There're so many stories of failed ERP projects that some question if ERP ever delivered value to the business. The projects proved much more complicated than originally envisioned by vendors and project sponsors. Most cases the challenge had nothing to do with technology but business processes. IT infrastructure automation has similar pitfalls.
The challenges associated with ERP originate when trying to marry existing business processes with a rigid computer system. Business processes are very organic systems that grow and evolve as a company's business and culture matures. Technology such as ERP is designed to meet 80% of most business needs. Customers need to decide to build their own system, customize and off the shelf system or change their business process. Each path has its associated risk. Smart companies hire consultants to help make the decision. Other companies underestimate the associated risks and end up spending precious resources on a failed strategy.
IT infrastructure automation isn't different. Automation isn't a difficult technology problem. Orchestration tools have existed for years before the latest list of open source tools such as Puppet and Chef or proprietary solutions such as VMware's vRealize Automation. Automation of building an OS, for example, is easily accomplished using golden images and scripts. The complexity is integrating the technology into existing processes or changing processes.
Take requirements gathering as an example. If an organization currently uses business analyst that collect infrastructure requirements as part of application requirements in a single document set, the automation looks differently from that of a developer that uses API's to provision virtual machines.
Another example is chargeback. As part of the workflow to provision a VM requires approval in a Finance shopping cart, a decision needs to be made to integration the automation solution with the Finance system or change the process thus impacting interdepartmental chargeback procedures.
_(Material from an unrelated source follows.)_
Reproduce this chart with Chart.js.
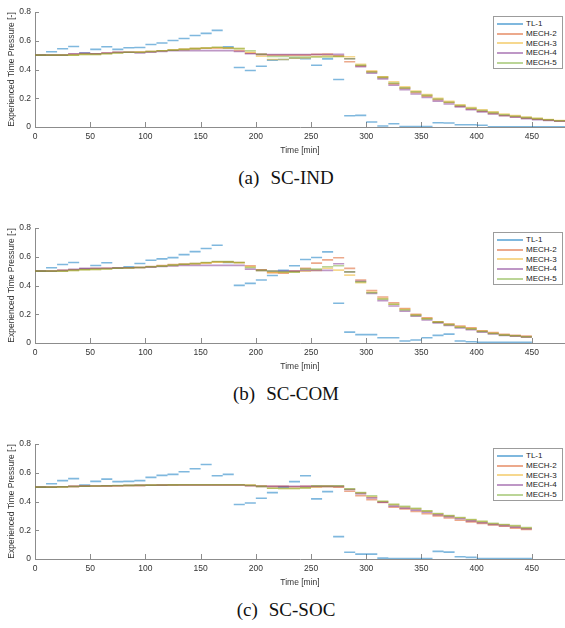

There are technical solutions to the two examples, but it requires the removal of political barriers in addition to the technical hurdles. The lesson learned from failed ERP solutions? The point of automation is to enable business agility. Business agility isn't achieved by automating inefficient processes. The start of an IT automation project begins by examining existing processes and eliminating inefficiency.
Automation comes after you've established a repeatable process that has few if any points of contention. For example, an automation process that allows self-provisioning up until the assignment of IP's that's performed via a manual process fails to offer agility. Money and time are better spent implementing an IP management system and continuing the manual processes. The problem wasn't self-provisioning of VM's but waiting for IP address assignment.
All of this goes back to my drumbeat that IT infrastructure practitioners acquire business alongside their technical skill set. As the value of IT moves up the stack, the engineer that helps avoid a costly mistake of prioritizing the wrong process improvement is worth their weight in Diet Code Red Mountain Dew.